## Extracted information
+ + + + + + +
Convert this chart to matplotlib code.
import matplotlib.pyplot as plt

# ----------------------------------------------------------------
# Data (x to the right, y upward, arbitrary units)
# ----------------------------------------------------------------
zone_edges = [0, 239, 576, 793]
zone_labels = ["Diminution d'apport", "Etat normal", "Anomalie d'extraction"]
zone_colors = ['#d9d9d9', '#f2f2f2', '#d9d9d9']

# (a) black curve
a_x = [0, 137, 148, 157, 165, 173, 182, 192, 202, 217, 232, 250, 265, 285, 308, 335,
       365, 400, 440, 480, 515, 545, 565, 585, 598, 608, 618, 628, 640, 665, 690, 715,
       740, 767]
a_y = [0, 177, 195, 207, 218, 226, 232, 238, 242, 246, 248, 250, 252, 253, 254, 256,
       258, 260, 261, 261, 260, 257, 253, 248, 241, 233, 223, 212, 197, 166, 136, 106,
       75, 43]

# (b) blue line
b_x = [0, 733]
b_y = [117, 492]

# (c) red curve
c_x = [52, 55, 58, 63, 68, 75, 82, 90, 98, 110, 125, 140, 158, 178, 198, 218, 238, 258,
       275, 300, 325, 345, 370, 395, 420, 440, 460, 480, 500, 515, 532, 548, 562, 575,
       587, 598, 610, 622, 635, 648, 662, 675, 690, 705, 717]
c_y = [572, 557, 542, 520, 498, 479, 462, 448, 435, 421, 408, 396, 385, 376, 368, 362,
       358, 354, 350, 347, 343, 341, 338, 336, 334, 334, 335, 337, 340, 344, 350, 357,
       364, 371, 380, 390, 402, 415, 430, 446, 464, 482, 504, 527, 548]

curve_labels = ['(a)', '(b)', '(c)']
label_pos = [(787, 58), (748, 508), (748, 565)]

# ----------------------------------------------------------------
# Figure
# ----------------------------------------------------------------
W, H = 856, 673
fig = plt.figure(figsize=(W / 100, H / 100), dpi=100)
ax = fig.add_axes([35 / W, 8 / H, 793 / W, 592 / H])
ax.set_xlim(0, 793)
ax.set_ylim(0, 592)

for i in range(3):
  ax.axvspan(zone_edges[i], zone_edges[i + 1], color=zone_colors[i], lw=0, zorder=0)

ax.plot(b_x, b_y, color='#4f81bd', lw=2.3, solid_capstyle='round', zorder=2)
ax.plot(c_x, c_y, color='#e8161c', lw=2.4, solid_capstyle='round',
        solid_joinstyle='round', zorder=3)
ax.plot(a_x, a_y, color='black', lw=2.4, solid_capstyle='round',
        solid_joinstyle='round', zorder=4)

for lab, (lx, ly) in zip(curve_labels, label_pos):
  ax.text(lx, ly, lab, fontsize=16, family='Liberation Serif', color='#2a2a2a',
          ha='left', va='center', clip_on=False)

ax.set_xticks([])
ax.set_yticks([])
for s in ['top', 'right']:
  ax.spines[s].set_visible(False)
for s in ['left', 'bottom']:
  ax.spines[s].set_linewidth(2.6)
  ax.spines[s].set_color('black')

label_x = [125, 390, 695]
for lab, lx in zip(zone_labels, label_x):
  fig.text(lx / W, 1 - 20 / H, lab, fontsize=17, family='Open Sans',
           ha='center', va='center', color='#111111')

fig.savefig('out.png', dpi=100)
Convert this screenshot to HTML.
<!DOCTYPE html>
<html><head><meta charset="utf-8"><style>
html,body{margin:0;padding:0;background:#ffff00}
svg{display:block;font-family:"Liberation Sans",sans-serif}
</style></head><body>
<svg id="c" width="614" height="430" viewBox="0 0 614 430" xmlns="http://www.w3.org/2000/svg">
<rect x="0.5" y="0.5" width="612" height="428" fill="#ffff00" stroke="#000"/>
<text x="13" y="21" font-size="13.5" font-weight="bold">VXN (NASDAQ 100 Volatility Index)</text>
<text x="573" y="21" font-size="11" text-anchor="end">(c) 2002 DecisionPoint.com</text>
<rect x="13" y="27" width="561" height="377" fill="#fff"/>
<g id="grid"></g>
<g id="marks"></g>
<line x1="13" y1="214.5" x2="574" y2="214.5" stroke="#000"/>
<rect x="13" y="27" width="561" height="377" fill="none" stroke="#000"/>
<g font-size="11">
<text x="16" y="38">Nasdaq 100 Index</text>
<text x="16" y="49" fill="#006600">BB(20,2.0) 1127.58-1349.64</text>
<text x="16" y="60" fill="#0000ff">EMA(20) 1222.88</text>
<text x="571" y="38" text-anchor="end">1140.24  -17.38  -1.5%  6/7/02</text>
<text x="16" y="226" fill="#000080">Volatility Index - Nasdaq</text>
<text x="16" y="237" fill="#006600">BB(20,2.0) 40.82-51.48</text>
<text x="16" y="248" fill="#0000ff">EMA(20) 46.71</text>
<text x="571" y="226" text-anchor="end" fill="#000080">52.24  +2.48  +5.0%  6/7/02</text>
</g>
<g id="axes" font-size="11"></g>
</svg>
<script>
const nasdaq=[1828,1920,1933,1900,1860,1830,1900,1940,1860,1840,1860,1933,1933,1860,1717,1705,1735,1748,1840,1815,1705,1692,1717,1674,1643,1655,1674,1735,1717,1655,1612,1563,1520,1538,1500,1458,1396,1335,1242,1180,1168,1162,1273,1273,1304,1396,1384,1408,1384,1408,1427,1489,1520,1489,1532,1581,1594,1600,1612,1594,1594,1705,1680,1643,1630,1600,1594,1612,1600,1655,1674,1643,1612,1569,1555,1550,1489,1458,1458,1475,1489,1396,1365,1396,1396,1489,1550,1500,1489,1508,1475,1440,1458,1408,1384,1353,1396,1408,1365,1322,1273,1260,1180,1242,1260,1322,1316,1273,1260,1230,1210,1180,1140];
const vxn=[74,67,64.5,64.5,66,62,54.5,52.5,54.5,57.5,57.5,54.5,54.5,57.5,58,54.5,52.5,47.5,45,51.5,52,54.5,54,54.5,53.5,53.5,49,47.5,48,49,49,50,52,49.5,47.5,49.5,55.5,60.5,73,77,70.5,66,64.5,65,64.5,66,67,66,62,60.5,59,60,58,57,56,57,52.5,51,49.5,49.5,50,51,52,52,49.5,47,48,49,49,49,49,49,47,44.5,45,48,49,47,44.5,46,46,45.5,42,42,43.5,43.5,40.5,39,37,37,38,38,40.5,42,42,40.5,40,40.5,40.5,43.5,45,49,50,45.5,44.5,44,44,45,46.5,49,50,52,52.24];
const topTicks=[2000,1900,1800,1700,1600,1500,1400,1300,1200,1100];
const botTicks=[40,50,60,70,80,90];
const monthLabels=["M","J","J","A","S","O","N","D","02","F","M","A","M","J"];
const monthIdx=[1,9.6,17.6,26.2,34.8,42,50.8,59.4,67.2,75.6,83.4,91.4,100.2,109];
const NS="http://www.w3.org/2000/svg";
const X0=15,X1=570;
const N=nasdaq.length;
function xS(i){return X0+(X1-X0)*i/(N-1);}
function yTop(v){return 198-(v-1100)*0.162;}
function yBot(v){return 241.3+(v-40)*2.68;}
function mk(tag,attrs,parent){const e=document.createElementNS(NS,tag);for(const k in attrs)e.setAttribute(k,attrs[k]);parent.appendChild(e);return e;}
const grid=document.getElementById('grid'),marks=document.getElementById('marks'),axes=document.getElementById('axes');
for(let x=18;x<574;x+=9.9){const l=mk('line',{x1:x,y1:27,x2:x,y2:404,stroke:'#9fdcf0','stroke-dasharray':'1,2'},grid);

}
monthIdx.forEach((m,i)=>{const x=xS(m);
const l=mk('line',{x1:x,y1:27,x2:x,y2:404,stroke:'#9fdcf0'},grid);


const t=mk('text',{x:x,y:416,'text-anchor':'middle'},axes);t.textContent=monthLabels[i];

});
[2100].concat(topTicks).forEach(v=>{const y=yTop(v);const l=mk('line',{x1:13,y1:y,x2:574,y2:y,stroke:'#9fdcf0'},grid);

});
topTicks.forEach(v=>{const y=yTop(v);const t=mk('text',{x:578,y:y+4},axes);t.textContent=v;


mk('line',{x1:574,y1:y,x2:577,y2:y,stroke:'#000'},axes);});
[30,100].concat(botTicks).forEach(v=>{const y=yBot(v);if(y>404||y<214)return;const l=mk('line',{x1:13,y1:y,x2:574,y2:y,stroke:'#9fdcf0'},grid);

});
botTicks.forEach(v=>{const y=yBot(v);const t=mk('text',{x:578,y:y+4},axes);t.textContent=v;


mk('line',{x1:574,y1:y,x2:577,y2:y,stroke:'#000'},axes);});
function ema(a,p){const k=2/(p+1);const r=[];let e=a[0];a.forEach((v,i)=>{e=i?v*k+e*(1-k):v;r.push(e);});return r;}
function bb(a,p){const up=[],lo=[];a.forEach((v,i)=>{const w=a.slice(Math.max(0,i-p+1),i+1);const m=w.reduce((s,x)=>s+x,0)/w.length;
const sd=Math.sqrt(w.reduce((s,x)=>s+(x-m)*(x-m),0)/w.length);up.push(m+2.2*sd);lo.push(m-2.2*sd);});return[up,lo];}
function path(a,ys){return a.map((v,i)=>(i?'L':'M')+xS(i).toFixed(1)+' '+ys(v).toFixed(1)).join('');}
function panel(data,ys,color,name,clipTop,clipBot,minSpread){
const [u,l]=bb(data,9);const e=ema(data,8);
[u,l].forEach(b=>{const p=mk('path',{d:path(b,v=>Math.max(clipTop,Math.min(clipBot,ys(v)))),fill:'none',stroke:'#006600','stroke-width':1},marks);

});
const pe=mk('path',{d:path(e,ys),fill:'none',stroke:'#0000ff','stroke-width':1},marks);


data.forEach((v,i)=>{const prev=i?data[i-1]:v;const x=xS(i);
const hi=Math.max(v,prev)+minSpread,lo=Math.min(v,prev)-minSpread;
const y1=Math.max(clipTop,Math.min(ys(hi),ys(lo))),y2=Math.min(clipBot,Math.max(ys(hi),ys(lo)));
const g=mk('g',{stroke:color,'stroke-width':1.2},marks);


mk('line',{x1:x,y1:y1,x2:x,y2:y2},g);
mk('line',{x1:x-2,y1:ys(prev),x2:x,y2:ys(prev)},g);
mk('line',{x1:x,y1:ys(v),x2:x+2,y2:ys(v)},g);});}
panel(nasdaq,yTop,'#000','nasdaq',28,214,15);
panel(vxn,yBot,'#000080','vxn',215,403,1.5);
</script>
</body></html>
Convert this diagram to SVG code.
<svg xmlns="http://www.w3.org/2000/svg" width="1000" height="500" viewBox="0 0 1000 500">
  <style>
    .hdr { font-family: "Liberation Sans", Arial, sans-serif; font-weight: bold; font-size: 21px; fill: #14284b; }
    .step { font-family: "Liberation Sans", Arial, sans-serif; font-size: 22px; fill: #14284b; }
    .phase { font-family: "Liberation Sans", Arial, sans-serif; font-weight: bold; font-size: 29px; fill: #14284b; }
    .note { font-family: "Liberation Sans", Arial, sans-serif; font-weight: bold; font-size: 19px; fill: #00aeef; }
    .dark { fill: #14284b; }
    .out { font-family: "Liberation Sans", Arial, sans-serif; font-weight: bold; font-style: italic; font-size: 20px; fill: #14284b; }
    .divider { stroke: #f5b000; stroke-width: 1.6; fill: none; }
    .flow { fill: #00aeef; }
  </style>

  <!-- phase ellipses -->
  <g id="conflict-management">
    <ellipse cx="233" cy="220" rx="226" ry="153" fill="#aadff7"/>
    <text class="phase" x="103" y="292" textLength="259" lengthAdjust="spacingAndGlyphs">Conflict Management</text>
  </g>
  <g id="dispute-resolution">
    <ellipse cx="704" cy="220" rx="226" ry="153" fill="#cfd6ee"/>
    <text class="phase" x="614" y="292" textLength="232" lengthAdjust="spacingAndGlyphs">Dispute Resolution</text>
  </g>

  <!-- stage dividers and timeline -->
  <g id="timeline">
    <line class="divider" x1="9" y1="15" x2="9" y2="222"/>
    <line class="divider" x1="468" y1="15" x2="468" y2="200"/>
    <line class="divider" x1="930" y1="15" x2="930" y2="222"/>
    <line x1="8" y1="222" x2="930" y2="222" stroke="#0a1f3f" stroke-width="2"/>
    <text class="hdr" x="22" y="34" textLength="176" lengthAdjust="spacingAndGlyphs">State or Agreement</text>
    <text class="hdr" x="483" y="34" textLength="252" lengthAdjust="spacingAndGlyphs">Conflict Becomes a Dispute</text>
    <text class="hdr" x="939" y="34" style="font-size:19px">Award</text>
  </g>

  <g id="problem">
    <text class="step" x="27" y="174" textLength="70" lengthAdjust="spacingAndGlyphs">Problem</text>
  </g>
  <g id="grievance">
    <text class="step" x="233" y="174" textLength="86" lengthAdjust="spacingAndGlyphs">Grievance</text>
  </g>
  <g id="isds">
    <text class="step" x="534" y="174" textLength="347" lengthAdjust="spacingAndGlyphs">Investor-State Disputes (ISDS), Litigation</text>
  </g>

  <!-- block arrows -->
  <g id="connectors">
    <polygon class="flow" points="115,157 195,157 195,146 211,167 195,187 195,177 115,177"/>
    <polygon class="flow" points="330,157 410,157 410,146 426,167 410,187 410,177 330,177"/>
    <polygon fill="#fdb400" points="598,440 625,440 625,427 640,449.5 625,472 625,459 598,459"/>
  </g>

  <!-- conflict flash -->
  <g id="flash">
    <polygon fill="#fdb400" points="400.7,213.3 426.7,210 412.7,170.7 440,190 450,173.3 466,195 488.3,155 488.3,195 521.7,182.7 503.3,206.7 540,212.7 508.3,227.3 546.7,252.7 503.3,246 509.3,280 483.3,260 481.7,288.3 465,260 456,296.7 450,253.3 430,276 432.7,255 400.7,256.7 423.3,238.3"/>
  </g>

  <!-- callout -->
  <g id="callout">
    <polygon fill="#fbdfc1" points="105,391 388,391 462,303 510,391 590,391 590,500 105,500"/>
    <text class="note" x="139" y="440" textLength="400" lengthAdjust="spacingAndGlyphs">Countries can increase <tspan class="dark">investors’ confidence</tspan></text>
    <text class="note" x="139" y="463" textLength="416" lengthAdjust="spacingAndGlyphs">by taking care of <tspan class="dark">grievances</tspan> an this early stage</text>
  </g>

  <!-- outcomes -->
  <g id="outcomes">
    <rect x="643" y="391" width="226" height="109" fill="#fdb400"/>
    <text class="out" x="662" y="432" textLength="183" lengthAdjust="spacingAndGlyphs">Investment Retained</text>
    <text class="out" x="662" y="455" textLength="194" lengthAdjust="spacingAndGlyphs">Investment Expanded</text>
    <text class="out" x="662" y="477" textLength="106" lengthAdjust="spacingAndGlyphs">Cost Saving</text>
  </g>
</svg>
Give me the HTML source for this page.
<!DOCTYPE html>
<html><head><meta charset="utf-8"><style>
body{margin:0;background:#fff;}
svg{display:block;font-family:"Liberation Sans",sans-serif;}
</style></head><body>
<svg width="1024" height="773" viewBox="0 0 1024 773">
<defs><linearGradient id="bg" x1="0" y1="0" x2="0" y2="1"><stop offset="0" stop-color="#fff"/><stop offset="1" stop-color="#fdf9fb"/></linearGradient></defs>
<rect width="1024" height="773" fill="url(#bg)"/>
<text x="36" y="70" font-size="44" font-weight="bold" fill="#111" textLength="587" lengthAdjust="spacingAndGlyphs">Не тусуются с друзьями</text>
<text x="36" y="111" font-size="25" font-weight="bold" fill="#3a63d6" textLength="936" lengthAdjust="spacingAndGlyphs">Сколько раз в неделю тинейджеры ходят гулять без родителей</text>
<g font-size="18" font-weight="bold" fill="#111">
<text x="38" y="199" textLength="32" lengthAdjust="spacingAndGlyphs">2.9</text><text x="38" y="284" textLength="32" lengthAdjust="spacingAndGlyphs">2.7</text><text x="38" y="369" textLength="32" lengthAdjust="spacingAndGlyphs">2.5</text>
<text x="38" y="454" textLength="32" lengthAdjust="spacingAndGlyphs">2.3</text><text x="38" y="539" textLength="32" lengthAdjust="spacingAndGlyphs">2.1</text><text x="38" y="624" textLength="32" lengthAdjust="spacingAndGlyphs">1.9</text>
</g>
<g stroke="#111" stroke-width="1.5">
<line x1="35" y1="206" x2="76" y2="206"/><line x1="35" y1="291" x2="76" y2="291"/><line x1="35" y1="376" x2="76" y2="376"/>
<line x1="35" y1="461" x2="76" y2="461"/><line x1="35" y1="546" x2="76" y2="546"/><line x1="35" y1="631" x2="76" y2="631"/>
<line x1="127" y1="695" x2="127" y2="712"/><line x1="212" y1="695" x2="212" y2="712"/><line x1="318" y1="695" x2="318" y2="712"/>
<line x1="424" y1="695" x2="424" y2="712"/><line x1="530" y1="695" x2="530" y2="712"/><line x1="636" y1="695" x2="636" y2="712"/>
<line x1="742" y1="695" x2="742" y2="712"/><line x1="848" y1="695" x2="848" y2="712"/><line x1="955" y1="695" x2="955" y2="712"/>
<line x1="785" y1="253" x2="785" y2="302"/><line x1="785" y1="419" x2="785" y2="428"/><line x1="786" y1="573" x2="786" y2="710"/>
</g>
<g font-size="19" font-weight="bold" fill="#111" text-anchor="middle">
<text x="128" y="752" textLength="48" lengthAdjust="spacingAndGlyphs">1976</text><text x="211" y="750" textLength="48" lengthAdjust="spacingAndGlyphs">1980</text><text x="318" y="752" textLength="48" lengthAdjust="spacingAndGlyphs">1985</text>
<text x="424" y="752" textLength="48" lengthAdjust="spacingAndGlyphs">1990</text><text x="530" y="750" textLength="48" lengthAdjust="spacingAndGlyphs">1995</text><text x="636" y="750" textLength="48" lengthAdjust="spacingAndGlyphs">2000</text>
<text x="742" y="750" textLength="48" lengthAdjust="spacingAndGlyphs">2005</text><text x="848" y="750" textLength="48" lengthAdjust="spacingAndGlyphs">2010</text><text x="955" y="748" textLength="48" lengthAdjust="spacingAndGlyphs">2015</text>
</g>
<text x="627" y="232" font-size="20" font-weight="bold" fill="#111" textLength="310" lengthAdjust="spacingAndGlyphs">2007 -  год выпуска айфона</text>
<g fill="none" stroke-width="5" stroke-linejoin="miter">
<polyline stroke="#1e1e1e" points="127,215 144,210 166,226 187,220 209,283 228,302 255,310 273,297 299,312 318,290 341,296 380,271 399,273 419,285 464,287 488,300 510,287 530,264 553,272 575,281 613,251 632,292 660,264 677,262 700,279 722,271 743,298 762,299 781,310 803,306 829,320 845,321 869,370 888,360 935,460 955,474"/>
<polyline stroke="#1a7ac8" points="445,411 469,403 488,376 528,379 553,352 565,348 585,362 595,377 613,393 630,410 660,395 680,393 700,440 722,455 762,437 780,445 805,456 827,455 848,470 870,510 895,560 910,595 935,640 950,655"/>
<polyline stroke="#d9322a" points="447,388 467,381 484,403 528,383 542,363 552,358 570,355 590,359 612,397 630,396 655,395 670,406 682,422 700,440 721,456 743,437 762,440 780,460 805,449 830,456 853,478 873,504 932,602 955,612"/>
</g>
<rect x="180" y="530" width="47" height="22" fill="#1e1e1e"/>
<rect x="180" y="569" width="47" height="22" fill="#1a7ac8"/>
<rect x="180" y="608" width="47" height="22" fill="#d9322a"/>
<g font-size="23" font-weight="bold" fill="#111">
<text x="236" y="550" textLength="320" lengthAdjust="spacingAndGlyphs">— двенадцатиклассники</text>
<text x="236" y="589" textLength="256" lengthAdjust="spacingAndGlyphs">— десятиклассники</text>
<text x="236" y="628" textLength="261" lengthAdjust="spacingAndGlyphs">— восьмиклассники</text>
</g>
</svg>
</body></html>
+ + + + + + +
## Prompt
Please copy only these lines, exactly: the first line of the records through the line containing "zone_colors = ['#d9d9d9', '#f2f2f2', '#d9d9d9']", ends included.

## Expected answer
Convert this chart to matplotlib code.
import matplotlib.pyplot as plt

# ----------------------------------------------------------------
# Data (x to the right, y upward, arbitrary units)
# ----------------------------------------------------------------
zone_edges = [0, 239, 576, 793]
zone_labels = ["Diminution d'apport", "Etat normal", "Anomalie d'extraction"]
zone_colors = ['#d9d9d9', '#f2f2f2', '#d9d9d9']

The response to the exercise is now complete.